▶ _DATA IN THIS EXERCISE_:
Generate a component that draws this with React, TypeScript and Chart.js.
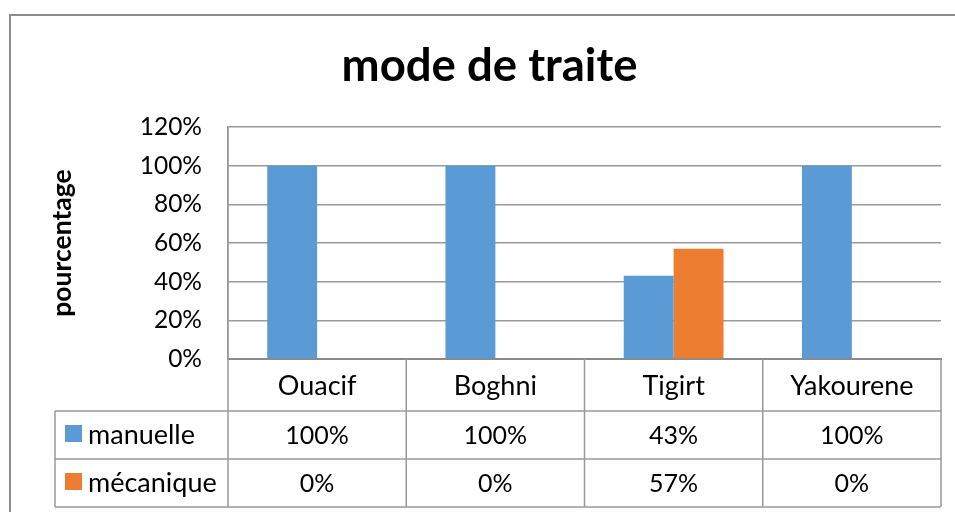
import React, { useEffect, useRef } from "react";
import { Chart, registerables } from "chart.js";

Chart.register(...registerables);

const TITLE = "mode de traite";
const Y_TITLE = "pourcentage";
const categories = ["Ouacif", "Boghni", "Tigirt", "Yakourene"];
const seriesNames = ["manuelle", "mécanique"];
const manuelle = [100, 100, 43, 100];
const mecanique = [0, 0, 57, 0];
const yMin = 0;
const yMax = 120;
const yStep = 20;
const seriesColors = ["#5B9BD5", "#ED7D31"];

const FONT = "Lato, 'Open Sans', sans-serif";
const LINE = "#9a9a9a";
const AXIS = "#8a8a8a";

const extrasPlugin = {
  id: "excelExtras",
  afterDraw(chart: any) {
    const { ctx, chartArea } = chart;
    const left = chartArea.left;
    const right = chartArea.right;
    const axisY = chartArea.bottom;
    const n = categories.length;
    const colW = (right - left) / n;
    const headerBottom = axisY + 52;
    const rowH = 48;
    const tableBottom = headerBottom + rowH * 2;
    const tableLeft = 55;
    const values = [manuelle, mecanique];

    ctx.save();
    // outer frame
    ctx.strokeStyle = "#8c8c8c";
    ctx.lineWidth = 2;
    ctx.strokeRect(10, 15, 959, 520);

    // table lines
    ctx.strokeStyle = LINE;
    ctx.lineWidth = 1.5;
    ctx.beginPath();
    for (let r = 0; r < 3; r++) {
      const y = headerBottom + r * rowH;
      ctx.moveTo(tableLeft, y);
      ctx.lineTo(right, y);
    }
    ctx.moveTo(tableLeft, headerBottom);
    ctx.lineTo(tableLeft, tableBottom);
    for (let i = 0; i <= n; i++) {
      const x = left + i * colW;
      ctx.moveTo(x, i === 0 ? chartArea.top : axisY);
      ctx.lineTo(x, tableBottom);
    }
    ctx.stroke();

    // table values and legend keys
    ctx.fillStyle = "#000";
    ctx.textBaseline = "alphabetic";
    for (let s = 0; s < values.length; s++) {
      const rowTop = headerBottom + s * rowH;
      const baseY = rowTop + 33;
      ctx.fillStyle = seriesColors[s];
      ctx.fillRect(65, rowTop + 14, 17, 17);
      ctx.fillStyle = "#000";
      ctx.font = `27px ${FONT}`;
      ctx.textAlign = "left";
      ctx.fillText(seriesNames[s], 88, baseY);
      ctx.font = `25px ${FONT}`;
      ctx.textAlign = "center";
      for (let i = 0; i < n; i++) {
        ctx.fillText(`${Math.round(values[s][i])}%`, left + (i + 0.5) * colW, baseY);
      }
    }

    // title
    ctx.font = `bold 45.5px ${FONT}`;
    ctx.textAlign = "center";
    ctx.fillText(TITLE, 489.5, 81);

    // y axis title
    ctx.translate(71, (chartArea.top + axisY) / 2);
    ctx.rotate(-Math.PI / 2);
    ctx.font = `bold 26.5px ${FONT}`;
    ctx.textAlign = "center";
    ctx.fillText(Y_TITLE, 0, 0);
    ctx.restore();
  },
};

export default function App() {
  const ref = useRef<HTMLCanvasElement | null>(null);

  useEffect(() => {
    if (!ref.current) return;
    Chart.defaults.font.family = FONT;
    const chart = new Chart(ref.current, {
      type: "bar",
      data: {
        labels: categories,
        datasets: [
          { label: seriesNames[0], data: manuelle, backgroundColor: seriesColors[0], borderWidth: 0 },
          { label: seriesNames[1], data: mecanique, backgroundColor: seriesColors[1], borderWidth: 0 },
        ],
      },
      options: {
        responsive: false,
        animation: false,
        events: [],
        layout: { padding: { top: 127, right: 14, left: 0, bottom: 0 } },
        datasets: { bar: { categoryPercentage: 0.56, barPercentage: 1.0 } },
        plugins: {
          legend: { display: false },
          title: { display: false },
          tooltip: { enabled: false },
        },
        scales: {
          x: {
            grid: { display: false, drawTicks: false },
            border: { display: true, color: AXIS, width: 2 },
            ticks: { color: "#000", font: { size: 27 }, padding: 11 },
            afterFit: (scale: any) => {
              scale.height = 153;
            },
          },
          y: {
            min: yMin,
            max: yMax,
            ticks: {
              stepSize: yStep,
              color: "#000",
              font: { size: 24.5 },
              padding: 26,
              callback: (v: any) => `${v}%`,
            },
            grid: { color: LINE, lineWidth: 1.5, drawTicks: false },
            border: { display: true, color: LINE, width: 1.5 },
            afterFit: (scale: any) => {
              scale.width = 228;
            },
          },
        },
      },
      plugins: [extrasPlugin],
    });
    return () => chart.destroy();
  }, []);

  return (
    <div style={{ position: "fixed", left: 0, top: 0, width: 955, height: 512, background: "#fff" }}>
      <canvas ref={ref} width={955} height={512} style={{ display: "block", width: 955, height: 512 }} />
    </div>
  );
}
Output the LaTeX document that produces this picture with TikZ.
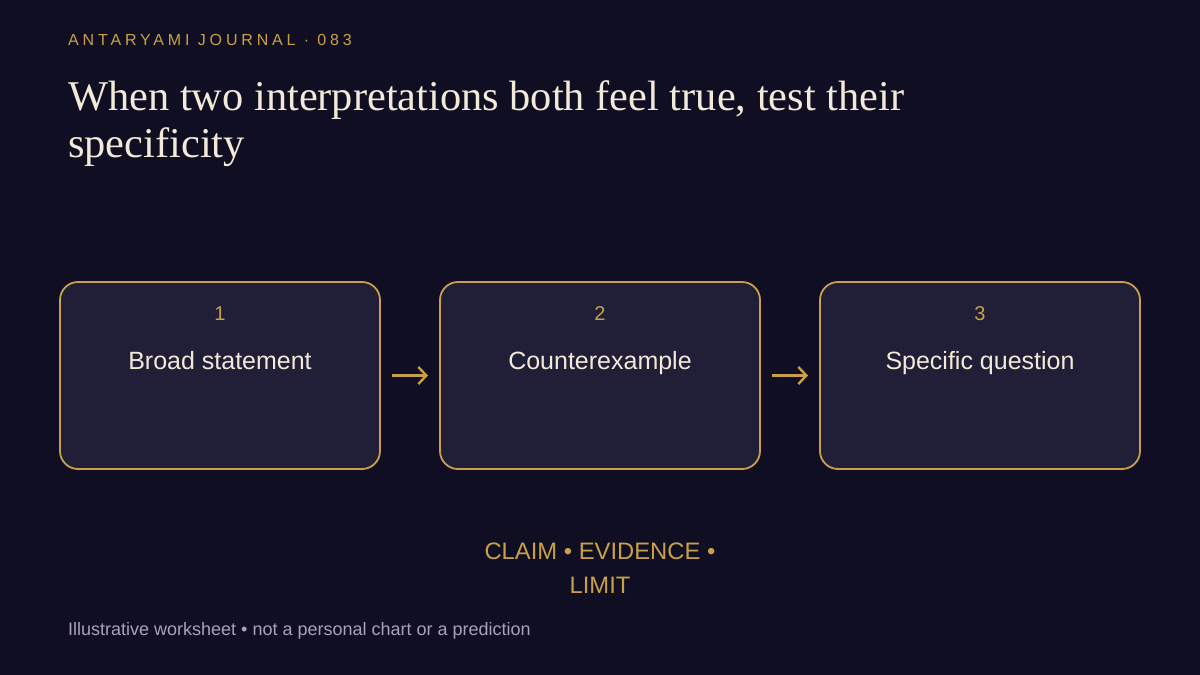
\documentclass[tikz,border=0pt]{standalone}
\usepackage{fontspec}
\setmainfont{Liberation Serif}
\setsansfont{Liberation Sans}
\usetikzlibrary{arrows.meta,positioning}

\definecolor{night}{HTML}{100E22}
\definecolor{cardfill}{HTML}{211F38}
\definecolor{gold}{HTML}{C9A04A}
\definecolor{cream}{HTML}{F3E9D8}
\definecolor{muted}{HTML}{A8A2BD}

\begin{document}
\begin{tikzpicture}[x=1pt, y=-1pt,
        card/.style={draw=gold, line width=1.8pt, fill=cardfill, rounded corners=18pt, minimum width=320pt, minimum height=187pt, inner sep=0pt, outer sep=0pt},
        numtxt/.style={anchor=base, text=gold, font=\sffamily\fontsize{20}{24}\selectfont},
        cardtxt/.style={anchor=base, text=cream, font=\sffamily\fontsize{25}{30}\selectfont},
        arrow/.style={-{Straight Barb[length=8pt, width=17pt, line width=2.4pt]}, line width=2.4pt, draw=gold, shorten <=12pt, shorten >=12pt}
      ]
      \fill[night] (0,0) rectangle (1200,675);
      \useasboundingbox (0,0) rectangle (1200,675);
      % heading
      \node[anchor=base west, inner sep=0pt, text=gold, font=\sffamily\fontsize{16}{19}\selectfont\addfontfeature{LetterSpace=24}] (kicker) at (68,45) {ANTARYAMI JOURNAL · 083};
      \node[anchor=base west, inner sep=0pt, text=cream, align=left, font=\fontsize{42.4}{47}\selectfont] (title) at (68,157) {When two interpretations both feel true, test their\\specificity};
      % the three steps
      \node[card] (b1) at (220,375.5) {};
      \node[card, right=60pt of b1] (b2) {};
      \node[card, right=60pt of b2] (b3) {};
      \node[numtxt] (n1) at ([yshift=-38pt]b1.north) {1};
      \node[numtxt] (n2) at ([yshift=-38pt]b2.north) {2};
      \node[numtxt] (n3) at ([yshift=-38pt]b3.north) {3};
      \node[cardtxt] (t1) at ([yshift=-87pt]b1.north) {Broad statement};
      \node[cardtxt] (t2) at ([yshift=-87pt]b2.north) {Counterexample};
      \node[cardtxt] (t3) at ([yshift=-87pt]b3.north) {Specific question};
      \draw[arrow] (b1) -- (b2);
      \draw[arrow] (b2) -- (b3);
      % footer
      \node[anchor=base, inner sep=0pt, text=gold, align=center, font=\sffamily\fontsize{23.8}{33.6}\selectfont] (tags) at (600,593) {CLAIM • EVIDENCE •\\LIMIT};
      \node[anchor=base west, inner sep=0pt, text=muted, font=\sffamily\fontsize{18}{21}\selectfont] (note) at (68,635) {Illustrative worksheet • not a personal chart or a prediction};
    \end{tikzpicture}
\end{document}
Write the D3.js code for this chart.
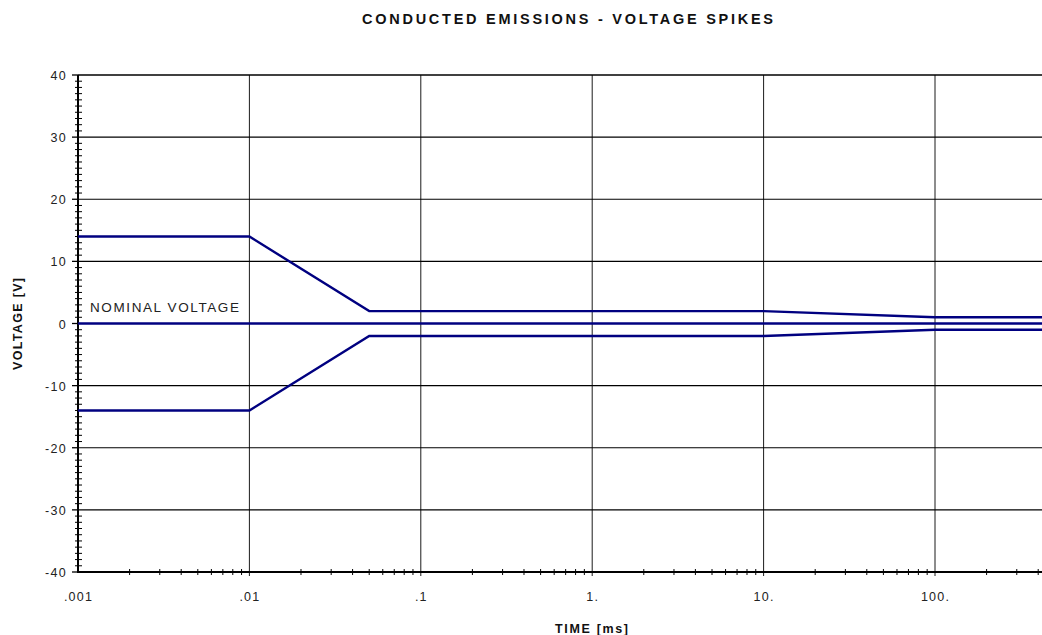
<!DOCTYPE html>
<html><head><meta charset="utf-8">
<script src="https://cdn.jsdelivr.net/npm/d3@7"></script>
<style>body{margin:0;background:#fff}svg{display:block}text{font-family:Arial,"Liberation Sans",sans-serif}</style>
</head><body><svg id="c" width="1042" height="635"></svg>
<script>
const upperT = [0.001, 0.01, 0.05, 10, 100, 1000];
const upperV = [14, 14, 2, 2, 1, 1];
const nominalT = [0.001, 1000];
const nominalV = [0, 0];
const lowerT = [0.001, 0.01, 0.05, 10, 100, 1000];
const lowerV = [-14, -14, -2, -2, -1, -1];
const xTicks = [0.001, 0.01, 0.1, 1, 10, 100];
const xTickLabels = [".001", ".01", ".1", "1.", "10.", "100."];
const yTicks = [-40, -30, -20, -10, 0, 10, 20, 30, 40];

const svg = d3.select("#c");
const x = d3.scaleLog().domain([0.001, 1000]).range([78, 78 + 171.4 * 6]);
const y = d3.scaleLinear().domain([-40, 40]).range([572, 75]);
const L = 78, R = 1042;

// horizontal gridlines
svg.append("g").selectAll("line").data(yTicks).join("line")
  .attr("x1", L).attr("x2", R).attr("y1", d => y(d)).attr("y2", d => y(d))
  .attr("stroke", "#000").attr("stroke-width", d => d === 40 ? 1.6 : 1.1);
// vertical gridlines
svg.append("g").selectAll("line").data(xTicks.slice(1)).join("line")
  .attr("x1", d => x(d)).attr("x2", d => x(d)).attr("y1", y(40)).attr("y2", 576)
  .attr("stroke", "#000").attr("stroke-width", 0.9);

// x minor ticks
const minors = [];
for (let e = -3; e <= 2; e++) for (let m = 2; m <= 9; m++) minors.push(m * Math.pow(10, e));
svg.append("g").selectAll("line").data(minors.filter(d => x(d) < R)).join("line")
  .attr("x1", d => x(d)).attr("x2", d => x(d)).attr("y1", 569).attr("y2", 575)
  .attr("stroke", "#000").attr("stroke-width", 1);
// y minor ticks
const yMinors = d3.range(-40, 41, 1).filter(d => d % 10 !== 0);
svg.append("g").selectAll("line").data(yMinors).join("line")
  .attr("x1", 75).attr("x2", 82).attr("y1", d => y(d)).attr("y2", d => y(d))
  .attr("stroke", "#000").attr("stroke-width", 1);
// y major ticks
svg.append("g").selectAll("line").data(yTicks).join("line")
  .attr("x1", 72).attr("x2", L).attr("y1", d => y(d)).attr("y2", d => y(d))
  .attr("stroke", "#000").attr("stroke-width", 1.3);

// axes lines
svg.append("line").attr("x1", L).attr("x2", L).attr("y1", y(40)).attr("y2", y(-40) + 1)
  .attr("stroke", "#000").attr("stroke-width", 2);
svg.append("line").attr("x1", L - 1).attr("x2", R).attr("y1", y(-40)).attr("y2", y(-40))
  .attr("stroke", "#000").attr("stroke-width", 2);

// tick labels
svg.append("g").selectAll("text").data(yTicks).join("text")
  .attr("x", 67).attr("y", d => y(d) + 5).attr("text-anchor", "end")
  .attr("font-size", 12.5).attr("fill", "#222").attr("letter-spacing", 1.3)
  .text(d => d);
svg.append("g").selectAll("text").data(xTicks).join("text")
  .attr("x", d => x(d) + 0.5).attr("y", 601).attr("text-anchor", "middle")
  .attr("font-size", 12.5).attr("fill", "#222").attr("letter-spacing", 1.2)
  .text((d, i) => xTickLabels[i]);

// series
const line = d3.line().x(d => x(d[0])).y(d => y(d[1]));
const series = [[upperT, upperV], [nominalT, nominalV], [lowerT, lowerV]];
svg.append("g").selectAll("path").data(series).join("path")
  .attr("d", s => line(s[0].map((t, i) => [t, s[1][i]])))
  .attr("fill", "none").attr("stroke", "#000080").attr("stroke-width", 2.4);

// annotations
svg.append("text").attr("x", 90).attr("y", 312).attr("font-size", 13.5)
  .attr("fill", "#222").attr("textLength", 149).attr("lengthAdjust", "spacing")
  .text("NOMINAL VOLTAGE");
svg.append("text").attr("x", 362).attr("y", 24)
  .attr("font-size", 14.5).attr("font-weight", "bold")
  .attr("textLength", 411).attr("lengthAdjust", "spacing")
  .attr("fill", "#111").text("CONDUCTED EMISSIONS - VOLTAGE SPIKES");
svg.append("text").attr("x", 555).attr("y", 633)
  .attr("font-size", 12.5).attr("font-weight", "bold")
  .attr("textLength", 73).attr("lengthAdjust", "spacing")
  .attr("fill", "#111").text("TIME [ms]");
svg.append("text").attr("transform", "translate(22,370) rotate(-90)")
  .attr("font-size", 12.5).attr("font-weight", "bold")
  .attr("textLength", 92).attr("lengthAdjust", "spacing")
  .attr("fill", "#111").text("VOLTAGE [V]");
</script></body></html>
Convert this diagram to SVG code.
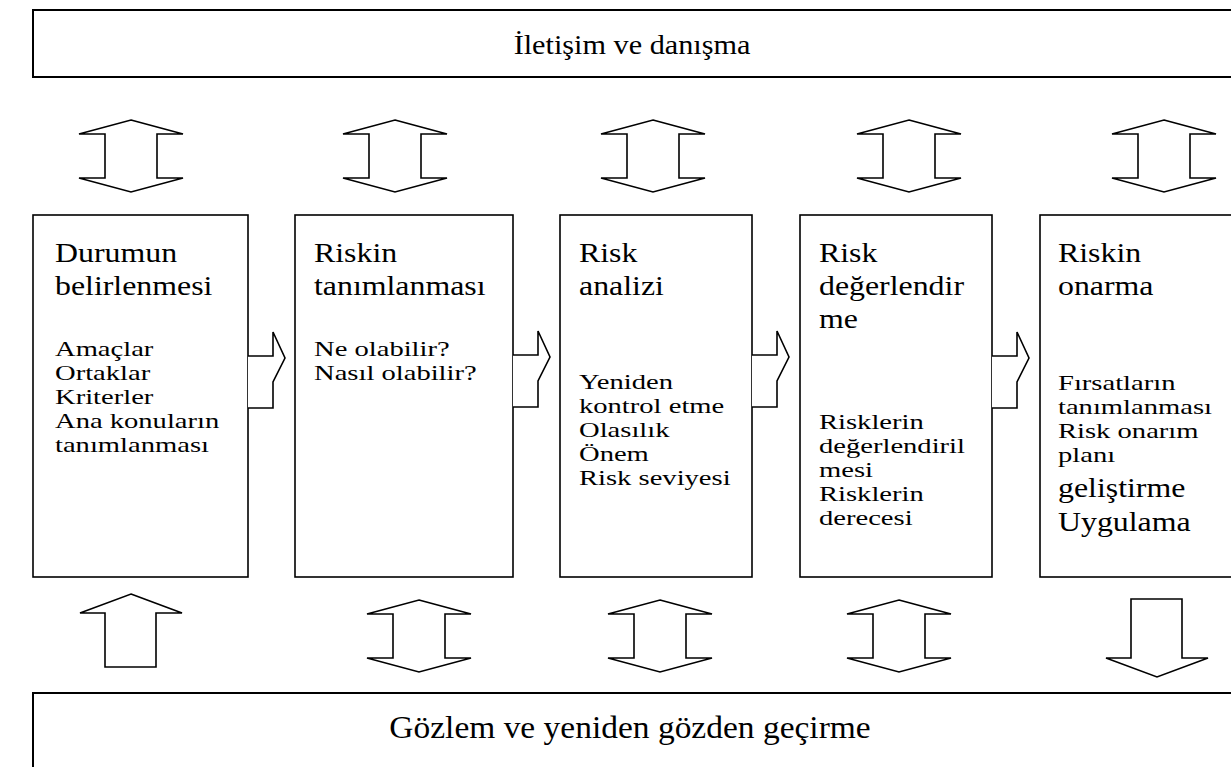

▶ _EXERCISE_: Exactly restate the lines from the beginning of the data through the line with "ctx.stroke();", and no others, keeping pictures out.

▶ _EXERCISE RESPONSE_:
Generate a component that draws this with React, TypeScript and Chart.js.
import React, { useEffect, useRef } from "react";
import { Chart, registerables } from "chart.js";

Chart.register(...registerables);

const TITLE = "mode de traite";
const Y_TITLE = "pourcentage";
const categories = ["Ouacif", "Boghni", "Tigirt", "Yakourene"];
const seriesNames = ["manuelle", "mécanique"];
const manuelle = [100, 100, 43, 100];
const mecanique = [0, 0, 57, 0];
const yMin = 0;
const yMax = 120;
const yStep = 20;
const seriesColors = ["#5B9BD5", "#ED7D31"];

const FONT = "Lato, 'Open Sans', sans-serif";
const LINE = "#9a9a9a";
const AXIS = "#8a8a8a";

const extrasPlugin = {
  id: "excelExtras",
  afterDraw(chart: any) {
    const { ctx, chartArea } = chart;
    const left = chartArea.left;
    const right = chartArea.right;
    const axisY = chartArea.bottom;
    const n = categories.length;
    const colW = (right - left) / n;
    const headerBottom = axisY + 52;
    const rowH = 48;
    const tableBottom = headerBottom + rowH * 2;
    const tableLeft = 55;
    const values = [manuelle, mecanique];

    ctx.save();
    // outer frame
    ctx.strokeStyle = "#8c8c8c";
    ctx.lineWidth = 2;
    ctx.strokeRect(10, 15, 959, 520);

    // table lines
    ctx.strokeStyle = LINE;
    ctx.lineWidth = 1.5;
    ctx.beginPath();
    for (let r = 0; r < 3; r++) {
      const y = headerBottom + r * rowH;
      ctx.moveTo(tableLeft, y);
      ctx.lineTo(right, y);
    }
    ctx.moveTo(tableLeft, headerBottom);
    ctx.lineTo(tableLeft, tableBottom);
    for (let i = 0; i <= n; i++) {
      const x = left + i * colW;
      ctx.moveTo(x, i === 0 ? chartArea.top : axisY);
      ctx.lineTo(x, tableBottom);
    }
    ctx.stroke();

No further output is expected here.